Bush Vourvoulias studied Fine Arts at various institutions around the world, including the University Autonoma de Mexico, University of Wisconsin and Silpakorn University (Bangkok).

== Career ==
She was artist-in residence at the Brandywine Workshop in Philadelphia and worked as a cultural specialist multiple times in parts of the world. Her art was displayed in institutions such as the Philadelphia Art Alliance, Institute of Contemporary Art, Latin American Guild arts, Associacion Tikal.

== Public works ==
- Mayan Game Group – Philadelphia, Pennsylvania, 1981
- Circle – Collegeville, Pennsylvania
- Hunters of the Dawn – Philadelphia, Pennsylvania (Temple University)
- House of Knowledge – Cheltenham Library, Pennsylvania

== Personal life ==
Bush Vourvoulias married Jason Leander Vourvoulias in 1956. The couple had three children, William Craig, Sabrina Marie, and Alberto Leander (who started his own art and journalism career). She continued her art after marrying and having children. She died in 2000 and her husband died shortly thereafter.

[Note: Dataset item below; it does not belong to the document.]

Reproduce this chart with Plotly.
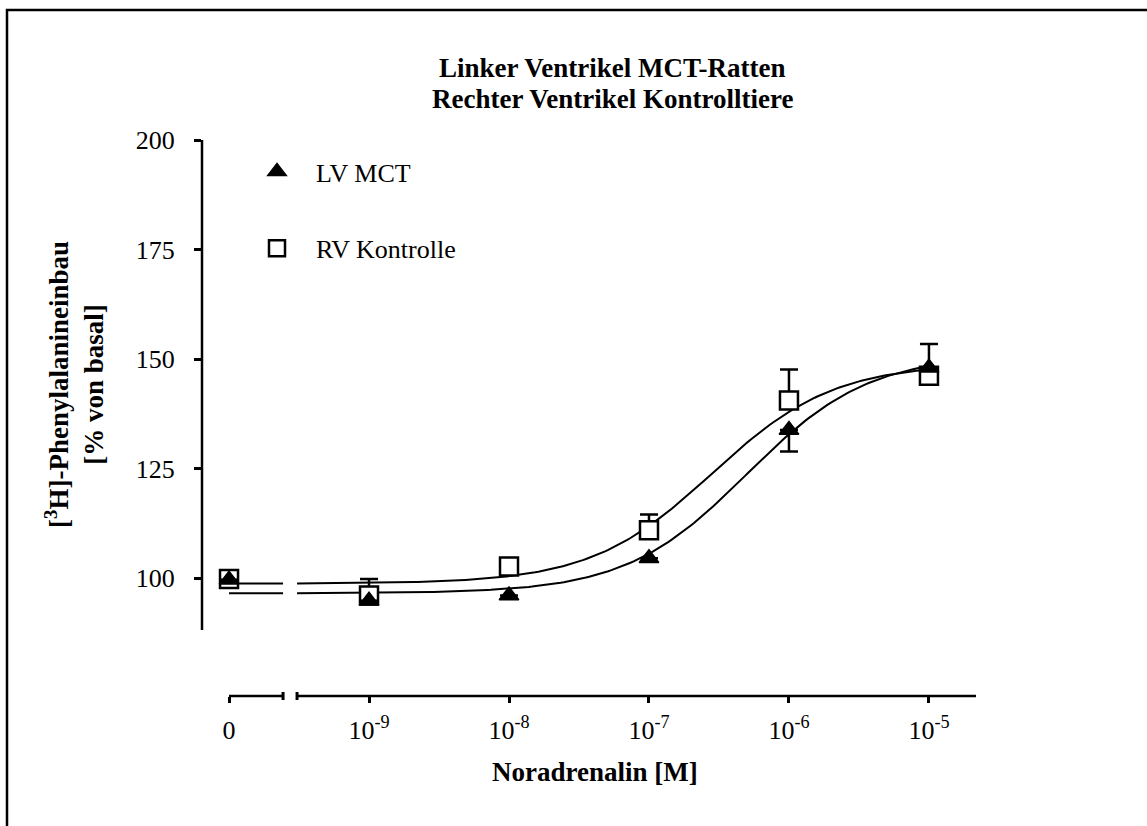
import numpy as np
import plotly.graph_objects as go

# ---------------- data ----------------
conc_labels = ["0", "10<sup>-9</sup>", "10<sup>-8</sup>", "10<sup>-7</sup>",
               "10<sup>-6</sup>", "10<sup>-5</sup>"]
log_conc = [-10, -9, -8, -7, -6, -5]          # "0" drawn one decade below 1e-9

lv_mct = [99.6, 94.8, 96.0, 104.5, 133.8, 148.0]
lv_err_plus = [0, 0, 0, 0, 0, 5.4]
lv_err_minus = [0, 0, 0, 0, 4.9, 0]

rv_ktrl = [99.8, 96.0, 102.6, 110.9, 140.5, 146.2]
rv_err_plus = [0, 3.8, 0, 3.6, 7.1, 0]
rv_err_minus = [0, 0, 0, 0, 0, 0]

# sigmoidal fits: bottom, top, logEC50, hill slope
lv_fit = [96.5, 151.0, -6.30, 1.0]
rv_fit = [98.7, 149.0, -6.55, 1.0]

y_ticks = [100, 125, 150, 175, 200]

# axis layout (log10 units)
x_range = [-10.193, -4.664]
y_range = [73.06, 200]
y_axis_bottom = 88.1
break_left = -9.614
break_right = -9.514

FONT = "Liberation Serif, Times New Roman, serif"


def sigmoid(x, p):
    b, t, ec, h = p
    return b + (t - b) / (1 + 10 ** ((ec - x) * h))


fig = go.Figure()

# fitted curves (segment before and after the axis break)
for p in (rv_fit, lv_fit):
    for lo, hi in ((log_conc[0], break_left), (break_right, log_conc[-1])):
        xs = np.linspace(lo, hi, 200)
        fig.add_trace(go.Scatter(x=xs, y=sigmoid(xs, p), mode="lines",
                                 line=dict(color="black", width=2),
                                 showlegend=False, hoverinfo="skip"))

# data points
fig.add_trace(go.Scatter(
    x=log_conc, y=rv_ktrl, mode="markers", name="RV Kontrolle",
    legendrank=2, legendgroup="rv",
    marker=dict(symbol="square", size=18, color="white",
                line=dict(color="black", width=2.5)),
    error_y=dict(type="data", symmetric=False, array=rv_err_plus,
                 arrayminus=rv_err_minus, color="black", thickness=2.5, width=9)))
fig.add_trace(go.Scatter(
    x=log_conc, y=lv_mct, mode="markers", name="LV MCT",
    legendrank=1, legendgroup="lv",
    marker=dict(symbol="triangle-up", size=17, color="black",
                line=dict(color="black", width=1.5)),
    error_y=dict(type="data", symmetric=False, array=lv_err_plus,
                 arrayminus=lv_err_minus, color="black", thickness=2.5, width=9)))

shapes = []
# y axis line
shapes.append(dict(type="line", xref="x domain", yref="y", x0=0, x1=0,
                   y0=y_axis_bottom, y1=y_range[1],
                   line=dict(color="black", width=2.5)))
# broken x axis
shapes.append(dict(type="line", xref="x", yref="y domain", x0=log_conc[0],
                   x1=break_left, y0=0, y1=0, line=dict(color="black", width=2.5)))
shapes.append(dict(type="line", xref="x", yref="y domain", x0=break_right,
                   x1=x_range[1], y0=0, y1=0, line=dict(color="black", width=2.5)))
for bx in (break_left, break_right):
    shapes.append(dict(type="line", xref="x", yref="y domain", ysizemode="pixel",
                       yanchor=0, x0=bx, x1=bx, y0=-4, y1=4,
                       line=dict(color="black", width=3)))
# outer frame
shapes.append(dict(type="rect", xref="paper", yref="paper",
                   x0=(7 - 202) / 774, x1=(1160 - 202) / 774,
                   y0=(696 - 840) / 556, y1=(696 - 10) / 556,
                   line=dict(color="black", width=2.5), layer="above"))

annotations = [
    dict(text="<b>Linker Ventrikel MCT-Ratten</b>", xref="paper", yref="paper",
         x=(612 - 202) / 774, y=(696 - 68) / 556, showarrow=False,
         xanchor="center", yanchor="middle",
         font=dict(family=FONT, size=27, color="black")),
    dict(text="<b>Rechter Ventrikel Kontrolltiere</b>", xref="paper", yref="paper",
         x=(612 - 202) / 774, y=(696 - 99) / 556, showarrow=False,
         xanchor="center", yanchor="middle",
         font=dict(family=FONT, size=27, color="black")),
    dict(text="<b>[<sup>3</sup>H]-Phenylalanineinbau<br>[% von basal]</b>",
         xref="paper", yref="paper", x=(74 - 202) / 774, y=(696 - 385) / 556,
         textangle=-90, showarrow=False, xanchor="center", yanchor="middle",
         font=dict(family=FONT, size=27, color="black")),
    dict(text="<b>Noradrenalin [M]</b>", xref="paper", yref="paper",
         x=(595 - 202) / 774, y=(696 - 772) / 556, showarrow=False,
         xanchor="center", yanchor="middle",
         font=dict(family=FONT, size=27, color="black")),
]

fig.update_layout(
    width=1147, height=826,
    margin=dict(l=202, r=171, t=140, b=130, pad=0),
    paper_bgcolor="white", plot_bgcolor="white",
    font=dict(family=FONT, size=26, color="black"),
    shapes=shapes, annotations=annotations,
    legend=dict(x=(238 - 202) / 774, y=(696 - 148) / 556, xanchor="left",
                yanchor="top", traceorder="grouped", tracegroupgap=40,
                bgcolor="rgba(0,0,0,0)", font=dict(family=FONT, size=26),
                itemsizing="trace", itemwidth=68),
    xaxis=dict(range=x_range, showline=False, showgrid=False, zeroline=False,
               tickmode="array", tickvals=log_conc, ticktext=conc_labels,
               ticks="outside", ticklen=6, tickwidth=2.5, tickcolor="black",
               ticklabelstandoff=5,
               tickfont=dict(family=FONT, size=26, color="black")),
    yaxis=dict(range=y_range, showline=False, showgrid=False, zeroline=False,
               tickmode="array", tickvals=y_ticks, ticks="outside", ticklen=7,
               tickwidth=2.5, tickcolor="black", ticklabelstandoff=14,
               tickfont=dict(family=FONT, size=26, color="black")),
)

fig.write_html("out.html")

Her daughter wrote an article outlining the impact of her work and the impact on her community and the state of Pennsylvania. After her death, her husband, impacted family and Brandywine created a sponsorship for Latina artists striving for residency. This scholarship is called the Joyce de Guatemala Scholarship Fund. It is meant to achieve Bush Vourvoulias's dream of reaching out to those who have few opportunities to advance their art careers. It offers the opportunity to apply for a sponsored residency, in hopes that they will explore public service following Bush Vourvoulias.